Sunday, January 3, 2010

Dreamcatcher

Dreamcatchers. Wiki whispered the following:

"Only good dreams would be allowed to filter through . . . Bad dreams would stay in the net, disappearing with the light of day. Good dreams would pass through and slide down the feathers to the sleeper.”

Another version was, "Good dreams pass through the center hole to the sleeping person. The bad dreams are trapped in the web, where they perish in the light of dawn."

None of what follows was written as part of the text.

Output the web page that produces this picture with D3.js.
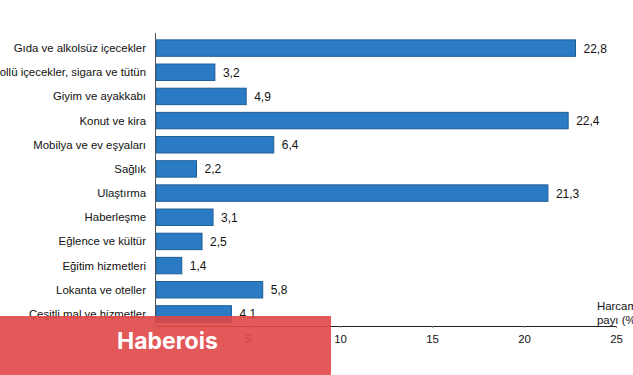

I don’t cry often. But my soul weeps.

Where I find myself now, I am unable to see people or distinguish their faces. I close my eyes, and it is dark. I open my eyes, and it remains dark. But I feel their arms around me, their hands on my shoulders.

And then I feel it. A tear running across the contour of my face.

And for once, I let it be.

Daardie traan is gebore uit dankbaarheid. Vir hierdie vlerklose engele wat n kring om my staan. Vlerkloos want hulle het hul vlerke, elkeen op sy of haar manier, afgebreek en vir my gegee .. sodat ek kon vlieg. Hoog naby die son, waar die strale warm skyn en die uitsig snak-asem mooi is.


'n Paar van hulle is besig om hier te lees, maar die beskeie en onselfsugtige wyse waarop hulle van hulself aan my gegee het, maak hulle onherkenbaar .. vir hulleself. Want hulle sien hulself nie as engele nie. Elkeen dink hy of sy kruis my pad met n pot vol vere .. maar dis vere waarmee ek nuwe vlerke kan bou!

I wish I could be a dreamcatcher to each and every one of you. Be that filter between good and bad, protect you from the nightmares which haunt you, watch over you and protect you while the good dreams nourish your souls like liquid pouring down from the heavens above.

And when the sun finds your hiding place in the morning, take those dreams, put them on a silver platter .. and make them come true for you. And for you. Wish I was able to say thank you, wish I was a better person, a better friend .. wish I could be a firefly in your moment of darkness.

Yesterday someone gave me back my dream. One of my dreams. Wat doen mens in hierdie lewe reg om so iets te verdien, wanneer mens weet jy het eintlik al jou kanse opgebruik?

I wish I knew how to pay it forward ..

As for you: “You've changed so much. I guess that's what happens. I wish you knew how much you changed me. I wonder if I changed you, if your life is different because of me. Because mine's different. My word, you taught me so much, and now we don't even talk to each other. I guess that's what happens.”